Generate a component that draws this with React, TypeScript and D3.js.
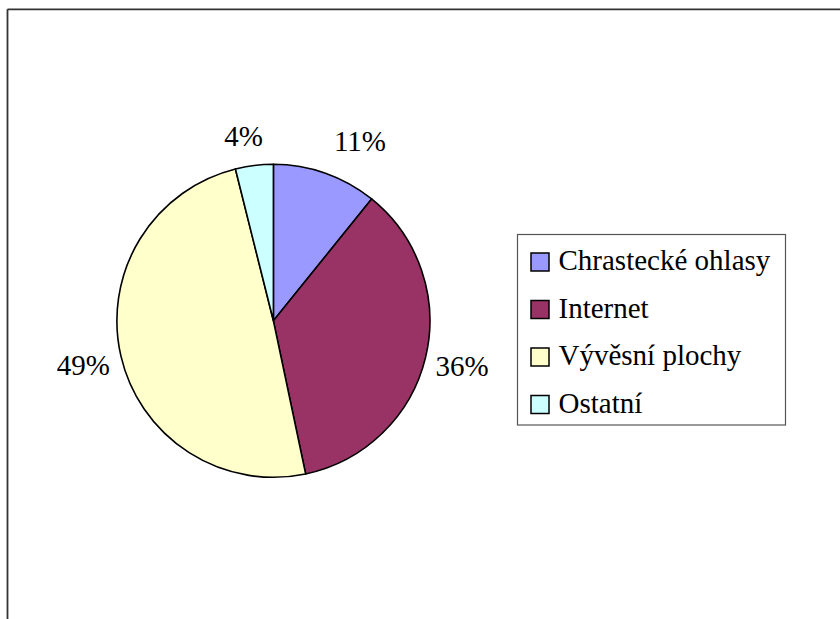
import React from "react";
import * as d3 from "d3";

const categories = ["Chrastecké ohlasy", "Internet", "Vývěsní plochy", "Ostatní"];
const values = [10.8, 35.9, 49.4, 3.9];
const labels = ["11%", "36%", "49%", "4%"];
const colors = ["#9999FF", "#993366", "#FFFFCC", "#CCFFFF"];

// layout constants (not data)
const W = 840;
const H = 619;
const CX = 273.4;
const CY = 320.8;
const R = 156.5;
const LABEL_R = 194;
const LABEL_NUDGE: [number, number][] = [[22, 3], [0, 0], [-1, 1], [-6, 8]];
const FS = 29;
const FAMILY = "Times New Roman";

export default function App() {
  const pie = d3.pie<number>().sort(null).startAngle(0).endAngle(2 * Math.PI);
  const arcs = pie(values);
  const arcGen = d3.arc<d3.PieArcDatum<number>>().innerRadius(0).outerRadius(R);

  const legendX = 517.5;
  const legendY = 234.5;
  const legendW = 268;
  const legendH = 190.5;
  const rowY = d3.scaleLinear().domain([0, 1]).range([270, 317.5]);

  return (
    <svg width={W} height={H} style={{ position: "absolute", left: 0, top: 0 }}>
      <rect x={0} y={0} width={W} height={H} fill="#fff" />
      <line x1={7.5} y1={9.3} x2={W} y2={9.3} stroke="#333" strokeWidth={1.8} />
      <line x1={7.5} y1={9.3} x2={7.5} y2={H} stroke="#333" strokeWidth={1.8} />

      <g transform={`translate(${CX},${CY})`}>
        {arcs.map((a, i) => (
          <path key={i} d={arcGen(a) || ""} fill={colors[i]} stroke="#000" strokeWidth={1.6} strokeLinejoin="round" />
        ))}
      </g>
      {arcs.map((a, i) => {
        const mid = (a.startAngle + a.endAngle) / 2;
        const x = CX + Math.sin(mid) * LABEL_R + LABEL_NUDGE[i][0];
        const y = CY - Math.cos(mid) * LABEL_R + LABEL_NUDGE[i][1];
        return (
          <text key={"l" + i} x={x} y={y + 10} textAnchor="middle" fontFamily={FAMILY} fontSize={FS}>
            {labels[i]}
          </text>
        );
      })}

      <rect x={legendX} y={legendY} width={legendW} height={legendH} fill="#fff" stroke="#555" strokeWidth={1.2} />
      {categories.map((c, i) => {
        const by = rowY(i);
        return (
          <g key={c}>
            <rect x={531} y={by - 17} width={18} height={18} fill={colors[i]} stroke="#000" strokeWidth={1.5} />
            <text x={558.5} y={by} fontFamily={FAMILY} fontSize={FS}>
              {c}
            </text>
          </g>
        );
      })}
    </svg>
  );
}
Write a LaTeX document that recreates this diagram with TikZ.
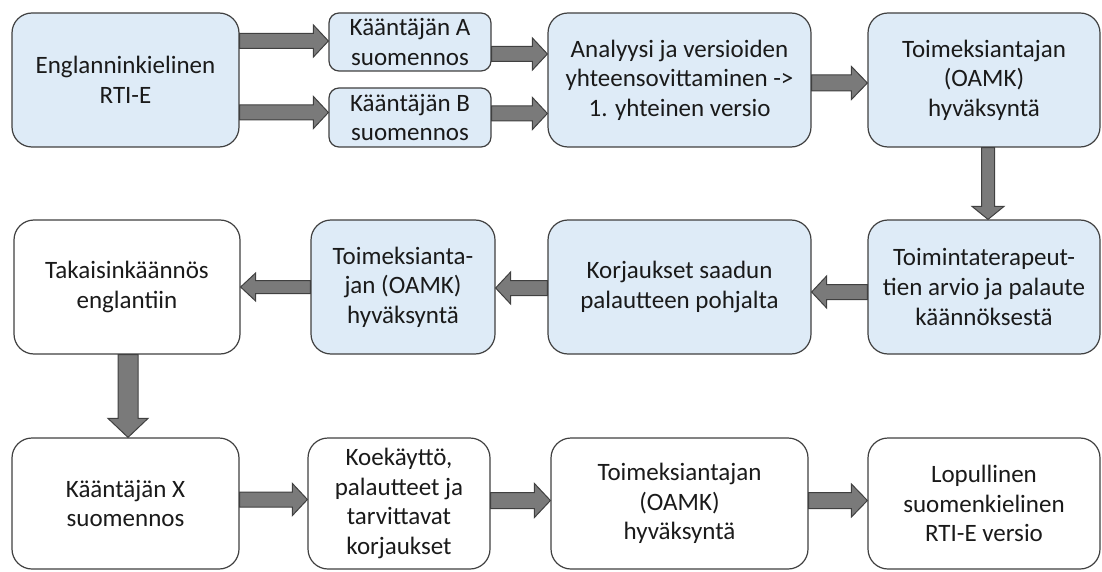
\documentclass[tikz,border=0pt]{standalone}
\usepackage{fontspec}
\setmainfont{Carlito}
\usetikzlibrary{calc}
\definecolor{boxblue}{HTML}{DEEBF7}
\definecolor{boxline}{HTML}{404040}
\definecolor{arrfill}{HTML}{7A7A7A}
\definecolor{txt}{HTML}{1A1A1A}
\tikzset{
  procbox/.style={draw=boxline, line width=1.2pt, rounded corners=20pt, align=center,
    inner sep=0pt, text=txt, font=\fontsize{25}{29.6}\selectfont},
  bluebox/.style={procbox, fill=boxblue},
  whitebox/.style={procbox, fill=white},
  smallbox/.style={rounded corners=10pt},
  blockarr/.style={draw=boxline, line width=1pt, fill=arrfill, line join=miter}
}
\newcommand\barrow[5]{%
  \coordinate (bs) at (#1);
  \coordinate (bt) at (#2);
  \coordinate (bh) at ($(bt)!#5!(bs)$);
  \draw[blockarr] ($(bs)!#3!90:(bt)$) -- ($(bh)!#3!-90:(bs)$) -- ($(bh)!#4!-90:(bs)$)
    -- (bt) -- ($(bh)!#4!90:(bs)$) -- ($(bh)!#3!90:(bs)$) -- ($(bs)!#3!-90:(bt)$) -- cycle;}
\begin{document}
\begin{tikzpicture}[x=1pt, y=-1pt]
\useasboundingbox (0,0) rectangle (1102,572);
% row 1
\node[bluebox, minimum width=227pt, minimum height=134pt] (n1) at (125.5,80) {Englanninkielinen\\RTI-E};
\node[bluebox, smallbox, minimum width=162pt, minimum height=58pt] (nA) at (410,42) {Kääntäjän A\\suomennos};
\node[bluebox, smallbox, minimum width=162pt, minimum height=59pt] (nB) at (410,117.5) {Kääntäjän B\\suomennos};
\node[bluebox, minimum width=263pt, minimum height=134pt] (n3) at (679.5,80) {Analyysi ja versioiden\\yhteensovittaminen ->\\1. yhteinen versio};
\node[bluebox, minimum width=232pt, minimum height=134pt] (n4) at (984,80) {Toimeksiantajan\\(OAMK)\\hyväksyntä};
% row 2
\node[bluebox, minimum width=232pt, minimum height=134pt] (n5) at (984,287) {Toimintaterapeut-\\tien arvio ja palaute\\käännöksestä};
\node[bluebox, minimum width=263pt, minimum height=134pt] (n6) at (679.5,287) {Korjaukset saadun\\palautteen pohjalta};
\node[bluebox, minimum width=184pt, minimum height=134pt] (n7) at (403,287) {Toimeksianta-\\jan (OAMK)\\hyväksyntä};
\node[whitebox, minimum width=226pt, minimum height=134pt] (n8) at (127,287) {Takaisinkäännös\\englantiin};
% row 3
\node[whitebox, minimum width=227pt, minimum height=131pt] (n9) at (125.5,503.5) {Kääntäjän X\\suomennos};
\node[whitebox, minimum width=182pt, minimum height=131pt] (n10) at (399,503.5) {Koekäyttö,\\palautteet ja\\tarvittavat\\korjaukset};
\node[whitebox, minimum width=257pt, minimum height=131pt] (n11) at (679.5,503.5) {Toimeksiantajan\\(OAMK)\\hyväksyntä};
\node[whitebox, minimum width=232pt, minimum height=131pt] (n12) at (984,503.5) {Lopullinen\\suomenkielinen\\RTI-E versio};
% arrows
\barrow{$(n1.east |- nA.west)+(0,-1)$}{nA.west |- bs}{7.5pt}{16pt}{15pt}
\barrow{$(n1.east |- nB.west)+(0,-5)$}{nB.west |- bs}{7.5pt}{16pt}{15pt}
\barrow{$(nA.east)+(0,12)$}{n3.west |- bs}{7.5pt}{16pt}{15pt}
\barrow{$(nB.east)+(0,-4)$}{n3.west |- bs}{7.5pt}{16pt}{15pt}
\barrow{$(n3.east)+(0,3)$}{n4.west |- bs}{8pt}{16.5pt}{16pt}
\barrow{$(n4.south)+(4,0)$}{n5.north -| bs}{6.5pt}{16pt}{13pt}
\barrow{$(n5.west)+(0,5)$}{n6.east |- bs}{7.5pt}{16pt}{15pt}
\barrow{$(n6.west)+(0,1)$}{n7.east |- bs}{7.5pt}{16pt}{15pt}
\barrow{$(n7.west)+(0,0)$}{n8.east |- bs}{6.5pt}{14pt}{15pt}
\barrow{$(n8.south)+(1,0)$}{n9.north -| bs}{10pt}{20pt}{19pt}
\barrow{$(n9.east)+(0,-4)$}{n10.west |- bs}{7.5pt}{16pt}{15pt}
\barrow{$(n10.east)+(0,-3)$}{n11.west |- bs}{8pt}{17pt}{16pt}
\barrow{$(n11.east)+(0,-3)$}{n12.west |- bs}{8pt}{16.5pt}{16pt}
\end{tikzpicture}
\end{document}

··········

Output the data above without changes, apart from leaving out the pictures.

Generate a component that draws this with React, TypeScript and D3.js.
import React from "react";
import * as d3 from "d3";

const categories = ["Chrastecké ohlasy", "Internet", "Vývěsní plochy", "Ostatní"];
const values = [10.8, 35.9, 49.4, 3.9];
const labels = ["11%", "36%", "49%", "4%"];
const colors = ["#9999FF", "#993366", "#FFFFCC", "#CCFFFF"];

// layout constants (not data)
const W = 840;
const H = 619;
const CX = 273.4;
const CY = 320.8;
const R = 156.5;
const LABEL_R = 194;
const LABEL_NUDGE: [number, number][] = [[22, 3], [0, 0], [-1, 1], [-6, 8]];
const FS = 29;
const FAMILY = "Times New Roman";

export default function App() {
  const pie = d3.pie<number>().sort(null).startAngle(0).endAngle(2 * Math.PI);
  const arcs = pie(values);
  const arcGen = d3.arc<d3.PieArcDatum<number>>().innerRadius(0).outerRadius(R);

  const legendX = 517.5;
  const legendY = 234.5;
  const legendW = 268;
  const legendH = 190.5;
  const rowY = d3.scaleLinear().domain([0, 1]).range([270, 317.5]);

  return (
    <svg width={W} height={H} style={{ position: "absolute", left: 0, top: 0 }}>
      <rect x={0} y={0} width={W} height={H} fill="#fff" />
      <line x1={7.5} y1={9.3} x2={W} y2={9.3} stroke="#333" strokeWidth={1.8} />
      <line x1={7.5} y1={9.3} x2={7.5} y2={H} stroke="#333" strokeWidth={1.8} />

      <g transform={`translate(${CX},${CY})`}>
        {arcs.map((a, i) => (
          <path key={i} d={arcGen(a) || ""} fill={colors[i]} stroke="#000" strokeWidth={1.6} strokeLinejoin="round" />
        ))}
      </g>
      {arcs.map((a, i) => {
        const mid = (a.startAngle + a.endAngle) / 2;
        const x = CX + Math.sin(mid) * LABEL_R + LABEL_NUDGE[i][0];
        const y = CY - Math.cos(mid) * LABEL_R + LABEL_NUDGE[i][1];
        return (
          <text key={"l" + i} x={x} y={y + 10} textAnchor="middle" fontFamily={FAMILY} fontSize={FS}>
            {labels[i]}
          </text>
        );
      })}

      <rect x={legendX} y={legendY} width={legendW} height={legendH} fill="#fff" stroke="#555" strokeWidth={1.2} />
      {categories.map((c, i) => {
        const by = rowY(i);
        return (
          <g key={c}>
            <rect x={531} y={by - 17} width={18} height={18} fill={colors[i]} stroke="#000" strokeWidth={1.5} />
            <text x={558.5} y={by} fontFamily={FAMILY} fontSize={FS}>
              {c}
            </text>
          </g>
        );
      })}
    </svg>
  );
}
Write a LaTeX document that recreates this diagram with TikZ.
\documentclass[tikz,border=0pt]{standalone}
\usepackage{fontspec}
\setmainfont{Carlito}
\usetikzlibrary{calc}
\definecolor{boxblue}{HTML}{DEEBF7}
\definecolor{boxline}{HTML}{404040}
\definecolor{arrfill}{HTML}{7A7A7A}
\definecolor{txt}{HTML}{1A1A1A}
\tikzset{
  procbox/.style={draw=boxline, line width=1.2pt, rounded corners=20pt, align=center,
    inner sep=0pt, text=txt, font=\fontsize{25}{29.6}\selectfont},
  bluebox/.style={procbox, fill=boxblue},
  whitebox/.style={procbox, fill=white},
  smallbox/.style={rounded corners=10pt},
  blockarr/.style={draw=boxline, line width=1pt, fill=arrfill, line join=miter}
}
\newcommand\barrow[5]{%
  \coordinate (bs) at (#1);
  \coordinate (bt) at (#2);
  \coordinate (bh) at ($(bt)!#5!(bs)$);
  \draw[blockarr] ($(bs)!#3!90:(bt)$) -- ($(bh)!#3!-90:(bs)$) -- ($(bh)!#4!-90:(bs)$)
    -- (bt) -- ($(bh)!#4!90:(bs)$) -- ($(bh)!#3!90:(bs)$) -- ($(bs)!#3!-90:(bt)$) -- cycle;}
\begin{document}
\begin{tikzpicture}[x=1pt, y=-1pt]
\useasboundingbox (0,0) rectangle (1102,572);
% row 1
\node[bluebox, minimum width=227pt, minimum height=134pt] (n1) at (125.5,80) {Englanninkielinen\\RTI-E};
\node[bluebox, smallbox, minimum width=162pt, minimum height=58pt] (nA) at (410,42) {Kääntäjän A\\suomennos};
\node[bluebox, smallbox, minimum width=162pt, minimum height=59pt] (nB) at (410,117.5) {Kääntäjän B\\suomennos};
\node[bluebox, minimum width=263pt, minimum height=134pt] (n3) at (679.5,80) {Analyysi ja versioiden\\yhteensovittaminen ->\\1. yhteinen versio};
\node[bluebox, minimum width=232pt, minimum height=134pt] (n4) at (984,80) {Toimeksiantajan\\(OAMK)\\hyväksyntä};
% row 2
\node[bluebox, minimum width=232pt, minimum height=134pt] (n5) at (984,287) {Toimintaterapeut-\\tien arvio ja palaute\\käännöksestä};
\node[bluebox, minimum width=263pt, minimum height=134pt] (n6) at (679.5,287) {Korjaukset saadun\\palautteen pohjalta};
\node[bluebox, minimum width=184pt, minimum height=134pt] (n7) at (403,287) {Toimeksianta-\\jan (OAMK)\\hyväksyntä};
\node[whitebox, minimum width=226pt, minimum height=134pt] (n8) at (127,287) {Takaisinkäännös\\englantiin};
% row 3
\node[whitebox, minimum width=227pt, minimum height=131pt] (n9) at (125.5,503.5) {Kääntäjän X\\suomennos};
\node[whitebox, minimum width=182pt, minimum height=131pt] (n10) at (399,503.5) {Koekäyttö,\\palautteet ja\\tarvittavat\\korjaukset};
\node[whitebox, minimum width=257pt, minimum height=131pt] (n11) at (679.5,503.5) {Toimeksiantajan\\(OAMK)\\hyväksyntä};
\node[whitebox, minimum width=232pt, minimum height=131pt] (n12) at (984,503.5) {Lopullinen\\suomenkielinen\\RTI-E versio};
% arrows
\barrow{$(n1.east |- nA.west)+(0,-1)$}{nA.west |- bs}{7.5pt}{16pt}{15pt}
\barrow{$(n1.east |- nB.west)+(0,-5)$}{nB.west |- bs}{7.5pt}{16pt}{15pt}
\barrow{$(nA.east)+(0,12)$}{n3.west |- bs}{7.5pt}{16pt}{15pt}
\barrow{$(nB.east)+(0,-4)$}{n3.west |- bs}{7.5pt}{16pt}{15pt}
\barrow{$(n3.east)+(0,3)$}{n4.west |- bs}{8pt}{16.5pt}{16pt}
\barrow{$(n4.south)+(4,0)$}{n5.north -| bs}{6.5pt}{16pt}{13pt}
\barrow{$(n5.west)+(0,5)$}{n6.east |- bs}{7.5pt}{16pt}{15pt}
\barrow{$(n6.west)+(0,1)$}{n7.east |- bs}{7.5pt}{16pt}{15pt}
\barrow{$(n7.west)+(0,0)$}{n8.east |- bs}{6.5pt}{14pt}{15pt}
\barrow{$(n8.south)+(1,0)$}{n9.north -| bs}{10pt}{20pt}{19pt}
\barrow{$(n9.east)+(0,-4)$}{n10.west |- bs}{7.5pt}{16pt}{15pt}
\barrow{$(n10.east)+(0,-3)$}{n11.west |- bs}{8pt}{17pt}{16pt}
\barrow{$(n11.east)+(0,-3)$}{n12.west |- bs}{8pt}{16.5pt}{16pt}
\end{tikzpicture}
\end{document}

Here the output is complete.